Il seminario vescovile e Centro unitario missionario di via mons. Bacilieri (loc. San. Massimo).

        

Invece di occuparsi di fornire servizi a tutti i cittadini, ecco come alcuni comuni impiegano i soldi dei contribuenti.
Nell'agosto del 2002 il Comune di Isola Rizza aveva deliberato il finanziamento di 14.480 euro (80% della spesa prevista) per l'impianto di illuminazione del centro sportivo parrocchiale, gestito dall'associazione Noi, già Anspi. Nelle settimane scorse il Comune ha deciso di erogare ulteriori 3.620 euro, sobbarcandosi, così, l'intera spesa dell'operazione.

L'anno scorso il Comune di Angiari ha finanziato vari enti ed associazioni. Nell'elenco troviamo anche la parrocchia e la parrocchiale polisportiva Arcobaleno per complessivi 2.000 euro.

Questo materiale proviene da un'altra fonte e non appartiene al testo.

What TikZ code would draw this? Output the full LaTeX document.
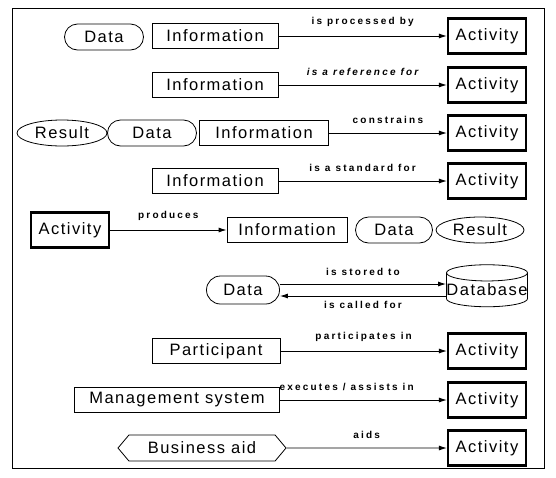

La giunta comunale di Lazise ha deciso di erogare 64.000 euro alla parrocchia quale "parziale rimborso per la manutenzione dell'impianto campanario e per quella straordinaria".
Chiediamo ai nostri lettori se conoscono un solo comune del veronese che nello scorso anno non abbia erogato finanziamenti a favore di parrocchie, scuole materne parrocchiali, associazioni parrocchiali. Potremmo premiarlo come comune laico dell'anno.


* Secondo le stesse fonti della CEI, per esempio quella del Televideo-RAI, alla pag. 418, sull'ammontare complessivo incassato dalla chiesa cattolica italiana con l'8 per mille, la percentuale che viene impiegata effettivamente alla carità non arriva nemmeno al 19%.